- [Your objective] Your task is to restate the data word for word.

___

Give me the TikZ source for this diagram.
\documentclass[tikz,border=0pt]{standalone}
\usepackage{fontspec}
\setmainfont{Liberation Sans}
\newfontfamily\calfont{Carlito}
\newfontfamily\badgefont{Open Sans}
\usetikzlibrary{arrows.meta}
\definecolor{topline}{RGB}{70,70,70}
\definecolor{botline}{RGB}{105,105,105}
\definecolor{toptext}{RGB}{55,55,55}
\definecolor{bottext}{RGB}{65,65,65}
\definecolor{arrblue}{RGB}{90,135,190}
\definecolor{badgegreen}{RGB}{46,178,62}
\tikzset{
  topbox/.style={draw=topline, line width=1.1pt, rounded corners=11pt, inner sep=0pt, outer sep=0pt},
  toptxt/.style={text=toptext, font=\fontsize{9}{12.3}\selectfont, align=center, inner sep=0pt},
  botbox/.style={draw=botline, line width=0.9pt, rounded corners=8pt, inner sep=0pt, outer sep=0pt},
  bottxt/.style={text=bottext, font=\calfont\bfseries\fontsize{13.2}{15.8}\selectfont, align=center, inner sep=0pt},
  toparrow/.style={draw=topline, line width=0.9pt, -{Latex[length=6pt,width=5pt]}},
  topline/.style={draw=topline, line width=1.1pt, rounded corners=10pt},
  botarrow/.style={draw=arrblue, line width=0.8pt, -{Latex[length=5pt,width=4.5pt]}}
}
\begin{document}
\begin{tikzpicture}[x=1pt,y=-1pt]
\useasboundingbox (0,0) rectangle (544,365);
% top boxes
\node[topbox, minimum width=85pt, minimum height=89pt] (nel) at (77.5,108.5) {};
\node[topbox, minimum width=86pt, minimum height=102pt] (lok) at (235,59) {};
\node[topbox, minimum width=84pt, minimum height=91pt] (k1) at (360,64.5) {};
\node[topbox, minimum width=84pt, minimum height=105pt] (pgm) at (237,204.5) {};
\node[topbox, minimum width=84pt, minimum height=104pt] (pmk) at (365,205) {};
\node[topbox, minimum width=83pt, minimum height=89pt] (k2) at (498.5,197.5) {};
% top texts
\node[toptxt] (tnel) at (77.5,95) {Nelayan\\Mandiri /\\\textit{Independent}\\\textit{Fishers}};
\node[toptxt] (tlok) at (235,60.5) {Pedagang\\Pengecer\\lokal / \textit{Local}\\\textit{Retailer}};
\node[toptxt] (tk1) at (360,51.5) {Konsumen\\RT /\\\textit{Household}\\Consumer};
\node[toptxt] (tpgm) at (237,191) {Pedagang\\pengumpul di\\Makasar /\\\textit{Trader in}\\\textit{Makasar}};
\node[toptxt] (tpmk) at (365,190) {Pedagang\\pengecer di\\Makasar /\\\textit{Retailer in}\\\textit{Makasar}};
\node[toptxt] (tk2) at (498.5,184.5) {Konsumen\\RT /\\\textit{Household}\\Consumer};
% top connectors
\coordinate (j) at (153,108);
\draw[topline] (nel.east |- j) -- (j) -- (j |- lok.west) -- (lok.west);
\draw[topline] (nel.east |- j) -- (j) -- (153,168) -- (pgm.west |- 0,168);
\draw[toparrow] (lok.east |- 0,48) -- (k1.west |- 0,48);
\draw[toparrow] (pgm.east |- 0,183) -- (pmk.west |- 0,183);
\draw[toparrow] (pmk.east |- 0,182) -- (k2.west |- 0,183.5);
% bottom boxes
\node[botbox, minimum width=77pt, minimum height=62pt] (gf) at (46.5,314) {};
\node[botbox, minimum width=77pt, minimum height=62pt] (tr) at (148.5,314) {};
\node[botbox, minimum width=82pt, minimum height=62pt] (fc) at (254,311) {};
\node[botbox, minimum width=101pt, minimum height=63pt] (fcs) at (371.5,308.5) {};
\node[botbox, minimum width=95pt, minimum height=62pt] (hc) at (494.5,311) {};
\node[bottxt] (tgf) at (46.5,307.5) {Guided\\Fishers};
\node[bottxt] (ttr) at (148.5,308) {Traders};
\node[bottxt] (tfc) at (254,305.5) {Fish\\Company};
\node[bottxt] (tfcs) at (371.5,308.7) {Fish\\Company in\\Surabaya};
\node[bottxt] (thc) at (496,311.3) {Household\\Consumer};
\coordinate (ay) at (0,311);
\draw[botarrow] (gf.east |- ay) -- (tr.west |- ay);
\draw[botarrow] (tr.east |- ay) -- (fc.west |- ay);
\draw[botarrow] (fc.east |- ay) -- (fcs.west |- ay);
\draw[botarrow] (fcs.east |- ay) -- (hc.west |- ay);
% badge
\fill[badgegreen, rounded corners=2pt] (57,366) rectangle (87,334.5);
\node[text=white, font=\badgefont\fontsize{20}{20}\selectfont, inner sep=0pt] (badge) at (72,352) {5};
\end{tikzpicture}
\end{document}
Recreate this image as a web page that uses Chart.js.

___

- [Result for this task]
Give me the TikZ source for this diagram.
\documentclass[tikz,border=0pt]{standalone}
\usepackage{fontspec}
\setmainfont{Liberation Sans}
\newfontfamily\calfont{Carlito}
\newfontfamily\badgefont{Open Sans}
\usetikzlibrary{arrows.meta}
\definecolor{topline}{RGB}{70,70,70}
\definecolor{botline}{RGB}{105,105,105}
\definecolor{toptext}{RGB}{55,55,55}
\definecolor{bottext}{RGB}{65,65,65}
\definecolor{arrblue}{RGB}{90,135,190}
\definecolor{badgegreen}{RGB}{46,178,62}
\tikzset{
  topbox/.style={draw=topline, line width=1.1pt, rounded corners=11pt, inner sep=0pt, outer sep=0pt},
  toptxt/.style={text=toptext, font=\fontsize{9}{12.3}\selectfont, align=center, inner sep=0pt},
  botbox/.style={draw=botline, line width=0.9pt, rounded corners=8pt, inner sep=0pt, outer sep=0pt},
  bottxt/.style={text=bottext, font=\calfont\bfseries\fontsize{13.2}{15.8}\selectfont, align=center, inner sep=0pt},
  toparrow/.style={draw=topline, line width=0.9pt, -{Latex[length=6pt,width=5pt]}},
  topline/.style={draw=topline, line width=1.1pt, rounded corners=10pt},
  botarrow/.style={draw=arrblue, line width=0.8pt, -{Latex[length=5pt,width=4.5pt]}}
}
\begin{document}
\begin{tikzpicture}[x=1pt,y=-1pt]
\useasboundingbox (0,0) rectangle (544,365);
% top boxes
\node[topbox, minimum width=85pt, minimum height=89pt] (nel) at (77.5,108.5) {};
\node[topbox, minimum width=86pt, minimum height=102pt] (lok) at (235,59) {};
\node[topbox, minimum width=84pt, minimum height=91pt] (k1) at (360,64.5) {};
\node[topbox, minimum width=84pt, minimum height=105pt] (pgm) at (237,204.5) {};
\node[topbox, minimum width=84pt, minimum height=104pt] (pmk) at (365,205) {};
\node[topbox, minimum width=83pt, minimum height=89pt] (k2) at (498.5,197.5) {};
% top texts
\node[toptxt] (tnel) at (77.5,95) {Nelayan\\Mandiri /\\\textit{Independent}\\\textit{Fishers}};
\node[toptxt] (tlok) at (235,60.5) {Pedagang\\Pengecer\\lokal / \textit{Local}\\\textit{Retailer}};
\node[toptxt] (tk1) at (360,51.5) {Konsumen\\RT /\\\textit{Household}\\Consumer};
\node[toptxt] (tpgm) at (237,191) {Pedagang\\pengumpul di\\Makasar /\\\textit{Trader in}\\\textit{Makasar}};
\node[toptxt] (tpmk) at (365,190) {Pedagang\\pengecer di\\Makasar /\\\textit{Retailer in}\\\textit{Makasar}};
\node[toptxt] (tk2) at (498.5,184.5) {Konsumen\\RT /\\\textit{Household}\\Consumer};
% top connectors
\coordinate (j) at (153,108);
\draw[topline] (nel.east |- j) -- (j) -- (j |- lok.west) -- (lok.west);
\draw[topline] (nel.east |- j) -- (j) -- (153,168) -- (pgm.west |- 0,168);
\draw[toparrow] (lok.east |- 0,48) -- (k1.west |- 0,48);
\draw[toparrow] (pgm.east |- 0,183) -- (pmk.west |- 0,183);
\draw[toparrow] (pmk.east |- 0,182) -- (k2.west |- 0,183.5);
% bottom boxes
\node[botbox, minimum width=77pt, minimum height=62pt] (gf) at (46.5,314) {};
\node[botbox, minimum width=77pt, minimum height=62pt] (tr) at (148.5,314) {};
\node[botbox, minimum width=82pt, minimum height=62pt] (fc) at (254,311) {};
\node[botbox, minimum width=101pt, minimum height=63pt] (fcs) at (371.5,308.5) {};
\node[botbox, minimum width=95pt, minimum height=62pt] (hc) at (494.5,311) {};
\node[bottxt] (tgf) at (46.5,307.5) {Guided\\Fishers};
\node[bottxt] (ttr) at (148.5,308) {Traders};
\node[bottxt] (tfc) at (254,305.5) {Fish\\Company};
\node[bottxt] (tfcs) at (371.5,308.7) {Fish\\Company in\\Surabaya};
\node[bottxt] (thc) at (496,311.3) {Household\\Consumer};
\coordinate (ay) at (0,311);
\draw[botarrow] (gf.east |- ay) -- (tr.west |- ay);
\draw[botarrow] (tr.east |- ay) -- (fc.west |- ay);
\draw[botarrow] (fc.east |- ay) -- (fcs.west |- ay);
\draw[botarrow] (fcs.east |- ay) -- (hc.west |- ay);
% badge
\fill[badgegreen, rounded corners=2pt] (57,366) rectangle (87,334.5);
\node[text=white, font=\badgefont\fontsize{20}{20}\selectfont, inner sep=0pt] (badge) at (72,352) {5};
\end{tikzpicture}
\end{document}
Recreate this image as a web page that uses Chart.js.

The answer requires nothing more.